Supplied data =>
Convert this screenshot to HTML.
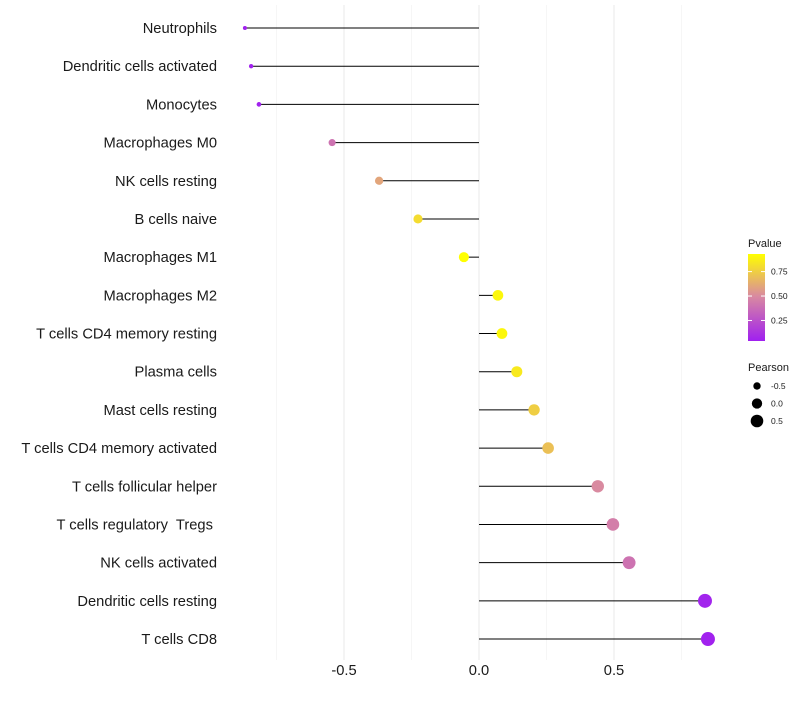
<!DOCTYPE html>
<html><head><meta charset="utf-8"><style>
body{margin:0;background:#fff;font-family:"Liberation Sans",sans-serif}
text{white-space:pre}
</style></head><body>
<svg id="chart" width="800" height="700" xmlns="http://www.w3.org/2000/svg"></svg>
<script>
const categories=["Neutrophils","Dendritic cells activated","Monocytes","Macrophages M0","NK cells resting","B cells naive","Macrophages M1","Macrophages M2","T cells CD4 memory resting","Plasma cells","Mast cells resting","T cells CD4 memory activated","T cells follicular helper","T cells regulatory  Tregs ","NK cells activated","Dendritic cells resting","T cells CD8"];
const pearson=[-0.867,-0.844,-0.815,-0.544,-0.37,-0.226,-0.056,0.07,0.085,0.14,0.204,0.256,0.44,0.496,0.556,0.837,0.848];
const pvalue=[0.05,0.05,0.05,0.4,0.6,0.8,0.93,0.9,0.9,0.85,0.75,0.7,0.5,0.45,0.4,0.06,0.05];
const xTicks=[-0.5,0,0.5];
const xTickLabels=["-0.5","0.0","0.5"];
const pTicks=[0.25,0.5,0.75];
const sizeTicks=[-0.5,0,0.5];

const svg=document.getElementById('chart');
const NS="http://www.w3.org/2000/svg";
function mk(t,a,p){const e=document.createElementNS(NS,t);for(const k in a)e.setAttribute(k,a[k]);(p||svg).appendChild(e);return e;}
const x=v=>479+v*270;
const y=i=>28+i*38.19;
function col(p){
 const stops=[[0.04,[160,32,240]],[0.5,[217,138,160]],[0.93,[255,255,0]]];
 p=Math.max(0.04,Math.min(0.93,p));
 let a=stops[0],b=stops[1];if(p>0.5){a=stops[1];b=stops[2];}
 const t=(p-a[0])/(b[0]-a[0]);
 return 'rgb('+a[1].map((c,i)=>Math.round(c+(b[1][i]-c)*t)).join(',')+')';
}
const rad=v=>Math.sqrt(4+(v+0.87)/1.72*45);
[-0.75,-0.25,0.25,0.75].forEach(v=>{const g=mk('line',{x1:x(v),x2:x(v),y1:5,y2:660,stroke:'#f0f0f0','stroke-width':0.6});});
xTicks.forEach((v,i)=>{const g=mk('line',{x1:x(v),x2:x(v),y1:5,y2:660,stroke:'#ebebeb','stroke-width':1.1});
 const t=mk('text',{x:x(v),y:675,'text-anchor':'middle','font-size':14.7,fill:'#1a1a1a'});t.textContent=xTickLabels[i];});
categories.forEach((c,i)=>{
 const t=mk('text',{x:217,y:y(i)+5,'text-anchor':'end','font-size':14.7,fill:'#1a1a1a'});t.textContent=c;
 const l=mk('line',{x1:x(0),x2:x(pearson[i]),y1:y(i),y2:y(i),stroke:'#000','stroke-width':1});
 const d=mk('circle',{cx:x(pearson[i]),cy:y(i),r:rad(pearson[i]),fill:col(pvalue[i])});
});
const defs=mk('defs',{});const lg=mk('linearGradient',{id:'pg',x1:0,y1:1,x2:0,y2:0},defs);
[0.04,0.25,0.5,0.75,0.93].forEach((p,i)=>mk('stop',{offset:(p-0.04)/0.89,'stop-color':col(p)},lg));
const lt=mk('text',{x:748,y:247,'font-size':11,fill:'#1a1a1a'});lt.textContent='Pvalue';
const cb=mk('rect',{x:748,y:254,width:17,height:87,fill:'url(#pg)'});
const py=p=>341-(p-0.04)/0.89*87;
pTicks.forEach(p=>{mk('line',{x1:748,x2:752,y1:py(p),y2:py(p),stroke:'#fff'});mk('line',{x1:761,x2:765,y1:py(p),y2:py(p),stroke:'#fff'});
 const t=mk('text',{x:771,y:py(p)+3,'font-size':8.5,fill:'#1a1a1a'});t.textContent=p.toFixed(2);});
const st=mk('text',{x:748,y:371,'font-size':11,fill:'#1a1a1a'});st.textContent='Pearson';
sizeTicks.forEach((v,i)=>{const cy=386+i*17.5;const c=mk('circle',{cx:757,cy:cy,r:rad(v),fill:'#000'});
 const t=mk('text',{x:771,y:cy+3,'font-size':8.5,fill:'#1a1a1a'});t.textContent=v===0?'0.0':String(v);});
</script>
</body></html>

Stated goal => Copy out all of the material exactly as written, without its pictures.

Correct result =>
Convert this screenshot to HTML.
<!DOCTYPE html>
<html><head><meta charset="utf-8"><style>
body{margin:0;background:#fff;font-family:"Liberation Sans",sans-serif}
text{white-space:pre}
</style></head><body>
<svg id="chart" width="800" height="700" xmlns="http://www.w3.org/2000/svg"></svg>
<script>
const categories=["Neutrophils","Dendritic cells activated","Monocytes","Macrophages M0","NK cells resting","B cells naive","Macrophages M1","Macrophages M2","T cells CD4 memory resting","Plasma cells","Mast cells resting","T cells CD4 memory activated","T cells follicular helper","T cells regulatory  Tregs ","NK cells activated","Dendritic cells resting","T cells CD8"];
const pearson=[-0.867,-0.844,-0.815,-0.544,-0.37,-0.226,-0.056,0.07,0.085,0.14,0.204,0.256,0.44,0.496,0.556,0.837,0.848];
const pvalue=[0.05,0.05,0.05,0.4,0.6,0.8,0.93,0.9,0.9,0.85,0.75,0.7,0.5,0.45,0.4,0.06,0.05];
const xTicks=[-0.5,0,0.5];
const xTickLabels=["-0.5","0.0","0.5"];
const pTicks=[0.25,0.5,0.75];
const sizeTicks=[-0.5,0,0.5];

const svg=document.getElementById('chart');
const NS="http://www.w3.org/2000/svg";
function mk(t,a,p){const e=document.createElementNS(NS,t);for(const k in a)e.setAttribute(k,a[k]);(p||svg).appendChild(e);return e;}
const x=v=>479+v*270;
const y=i=>28+i*38.19;
function col(p){
 const stops=[[0.04,[160,32,240]],[0.5,[217,138,160]],[0.93,[255,255,0]]];
 p=Math.max(0.04,Math.min(0.93,p));
 let a=stops[0],b=stops[1];if(p>0.5){a=stops[1];b=stops[2];}
 const t=(p-a[0])/(b[0]-a[0]);
 return 'rgb('+a[1].map((c,i)=>Math.round(c+(b[1][i]-c)*t)).join(',')+')';
}
const rad=v=>Math.sqrt(4+(v+0.87)/1.72*45);
[-0.75,-0.25,0.25,0.75].forEach(v=>{const g=mk('line',{x1:x(v),x2:x(v),y1:5,y2:660,stroke:'#f0f0f0','stroke-width':0.6});});
xTicks.forEach((v,i)=>{const g=mk('line',{x1:x(v),x2:x(v),y1:5,y2:660,stroke:'#ebebeb','stroke-width':1.1});
 const t=mk('text',{x:x(v),y:675,'text-anchor':'middle','font-size':14.7,fill:'#1a1a1a'});t.textContent=xTickLabels[i];});
categories.forEach((c,i)=>{
 const t=mk('text',{x:217,y:y(i)+5,'text-anchor':'end','font-size':14.7,fill:'#1a1a1a'});t.textContent=c;
 const l=mk('line',{x1:x(0),x2:x(pearson[i]),y1:y(i),y2:y(i),stroke:'#000','stroke-width':1});
 const d=mk('circle',{cx:x(pearson[i]),cy:y(i),r:rad(pearson[i]),fill:col(pvalue[i])});
});
const defs=mk('defs',{});const lg=mk('linearGradient',{id:'pg',x1:0,y1:1,x2:0,y2:0},defs);
[0.04,0.25,0.5,0.75,0.93].forEach((p,i)=>mk('stop',{offset:(p-0.04)/0.89,'stop-color':col(p)},lg));
const lt=mk('text',{x:748,y:247,'font-size':11,fill:'#1a1a1a'});lt.textContent='Pvalue';
const cb=mk('rect',{x:748,y:254,width:17,height:87,fill:'url(#pg)'});
const py=p=>341-(p-0.04)/0.89*87;
pTicks.forEach(p=>{mk('line',{x1:748,x2:752,y1:py(p),y2:py(p),stroke:'#fff'});mk('line',{x1:761,x2:765,y1:py(p),y2:py(p),stroke:'#fff'});
 const t=mk('text',{x:771,y:py(p)+3,'font-size':8.5,fill:'#1a1a1a'});t.textContent=p.toFixed(2);});
const st=mk('text',{x:748,y:371,'font-size':11,fill:'#1a1a1a'});st.textContent='Pearson';
sizeTicks.forEach((v,i)=>{const cy=386+i*17.5;const c=mk('circle',{cx:757,cy:cy,r:rad(v),fill:'#000'});
 const t=mk('text',{x:771,y:cy+3,'font-size':8.5,fill:'#1a1a1a'});t.textContent=v===0?'0.0':String(v);});
</script>
</body></html>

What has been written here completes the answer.